Otherwise, in basic play, it's just the single-player game with friends. With a few changes. "We do scale up the enemies," says Heller. "That was really where we spent our time, making sure the AI scaled appropriately. So if you go in with four players on veteran [difficulty], it's a really hard game." The addition of the ability to revive fallen comrades - and failing of the level if you don't - completes the basic experience.
But there are other approaches to co-op to bear in mind, like competitive co-op. This is where you play with your friends in the same levels, and compete for scores. "Almost like Geometry Wars, you get multipliers as you get more kills, until you get the ten-times multiplier. And to get to nine and ten times? It's melee kills only. So you can get a score in the millions when your friends are sitting around in the thousands." The obvious comparison is Bizarre Creations' The Club, except with multiple people playing through a level trying to max out their score at once. Yet again, memory plays a large part here, in knowing exactly when to expect enemies to appear so you can get them first.

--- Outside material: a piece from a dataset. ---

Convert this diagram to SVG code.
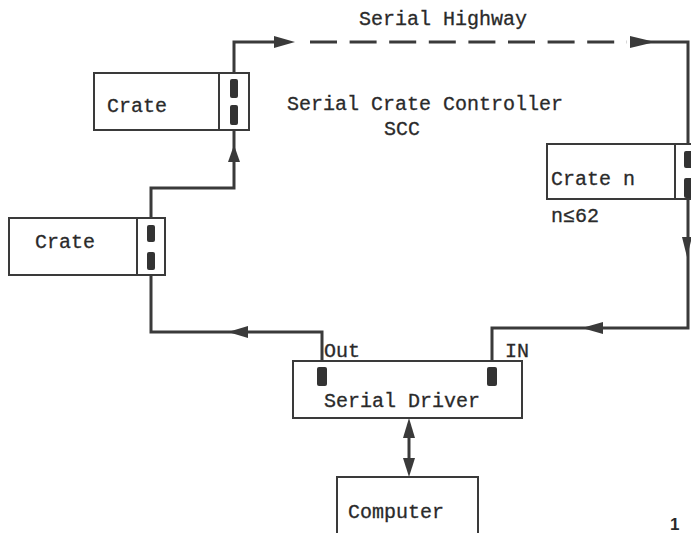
<svg xmlns="http://www.w3.org/2000/svg" width="691" height="533" viewBox="0 0 691 533">
<style>
text{font-family:"Liberation Mono","DejaVu Sans Mono",monospace;font-size:20px;fill:#2a2a2a;stroke:#2a2a2a;stroke-width:0.3}
.box{fill:#fff;stroke:#3a3a3a;stroke-width:2}
.pad{fill:#333}
.w{fill:none;stroke:#3a3a3a;stroke-width:3}
.ah{fill:#3a3a3a}
</style>
<rect width="691" height="533" fill="#fff"/>
<g id="connectors">
<polyline class="w" points="151,270 151,332 322,332 322,375"/>
<polyline class="w" points="492,375 492,328 688,328 688,144"/>
<polyline class="w" points="151,225 151,188 234,188 234,125"/>
<polyline class="w" points="234,79 234,42 280,42"/>
<line class="w" x1="310" y1="42" x2="627" y2="42" stroke-dasharray="27 12.6"/>
<polyline class="w" points="632,42 688,42 688,150"/>
<line class="w" x1="409" y1="425" x2="409" y2="470"/>
<polygon class="ah" points="295,42 274,36 274,48"/>
<polygon class="ah" points="655,42 630,36 630,48"/>
<polygon class="ah" points="234,145 228,162 240,162"/>
<polygon class="ah" points="687,257 682,237 692,237"/>
<polygon class="ah" points="582,328 603,322 603,334"/>
<polygon class="ah" points="228,332 248,326 248,338"/>
<polygon class="ah" points="409,418 403,438 415,438"/>
<polygon class="ah" points="409,477 403,458 415,458"/>
</g>
<g id="crate-top">
<rect class="box" x="94" y="73" width="155" height="57"/>
<line class="box" x1="219" y1="73" x2="219" y2="130"/>
<rect class="pad" x="230" y="79" width="8" height="19" rx="2"/>
<rect class="pad" x="230" y="105" width="8" height="20" rx="2"/>
<text x="107" y="112">Crate</text>
</g>
<g id="crate-left">
<rect class="box" x="9" y="218" width="156" height="57"/>
<line class="box" x1="137" y1="218" x2="137" y2="275"/>
<rect class="pad" x="147" y="225" width="8" height="17" rx="2"/>
<rect class="pad" x="147" y="252" width="8" height="18" rx="2"/>
<text x="35" y="248">Crate</text>
</g>
<g id="crate-n">
<rect class="box" x="547" y="144" width="150" height="55"/>
<line class="box" x1="675" y1="144" x2="675" y2="199"/>
<rect class="pad" x="684" y="151" width="9" height="17" rx="2"/>
<rect class="pad" x="684" y="178" width="9" height="20" rx="2"/>
<text x="551" y="185">Crate n</text>
<text x="551" y="222">n≤62</text>
</g>
<g id="serial-driver">
<rect class="box" x="293" y="361" width="229" height="57"/>
<rect class="pad" x="317" y="367" width="10" height="19" rx="2"/>
<rect class="pad" x="487" y="367" width="10" height="19" rx="2"/>
<text x="324" y="407">Serial Driver</text>
<text x="324" y="357">Out</text>
<text x="505" y="357">IN</text>
</g>
<g id="computer">
<rect class="box" x="337" y="477" width="141" height="70"/>
<text x="348" y="518">Computer</text>
</g>
<g id="labels">
<text x="359" y="25">Serial Highway</text>
<text x="287" y="110">Serial Crate Controller</text>
<text x="384" y="135">SCC</text>
<text x="670" y="530" style="font-family:'Liberation Sans',Arial,sans-serif;font-size:17px;font-weight:bold;stroke:none">1</text>
</g>
</svg>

While it immediately shatters the game's credible atmosphere, it replaces it with something else that seems to be as compelling. "There's a really cool tension, because you're competing and trying to run through the level as fast as possible... but if you die, one of your friends has to revive you, or you all have to go back to the last checkpoint," says Heller. "So if someone dies, what you normally do is dive in there, get all the kills that you can and then revive them, which is worth a score and keeps your multiplier, but you've taken all the kills and he's taken a real penalty."
That's not all, apparently. "There's a secret little co-op thing that'll be unlocked at the end of the game and we're not talking about it yet," Heller smiles. At which point I mention that I saw the word "zombie" on a mode select menu when a game was being demoed to me previously. He laughs. "I believe the word has been leaked, but I can't be on the record about it," he says. "I will say though that it's awesome enough that it's what we play all day. When we have a break, we play that." (Since Heller spoke to us, Treyarch has confirmed that you and up to three friends will be able to fight off zombies, and buy weapons and other defences between waves.)

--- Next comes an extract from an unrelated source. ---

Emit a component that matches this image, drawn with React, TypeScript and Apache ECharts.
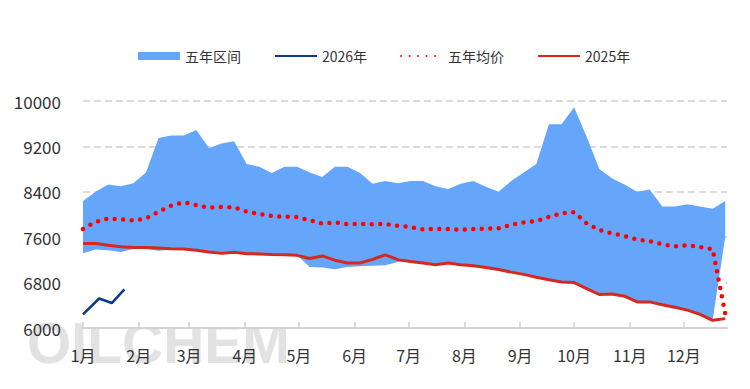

So what was on the team's mind when it was doing co-op? What was its purpose? "We wanted it to be a gateway to multiplayer," says Heller. "The conventional rule of thumb for Call of Duty is that single-player and multiplayer players are mostly separate. We have players who play in both camps, but they don't really cross over as much as you'd think they would. We think that co-op could be the place for them to meet and have shared experiences."
Equally, that's not just a case of playing together - it's setting you up for a more traditionally competitive multiplayer experience. "When you play co-op there's challenges you can unlock to earn experience, so you can actually enter multiplayer maybe level 10, maybe level 20, without ever playing a multiplayer match. And that's a good way to get started which isn't intimidating for people."
Call of Duty: World at War is due out for Xbox 360, PS3, Wii, PC, DS and PS2 on 14th November.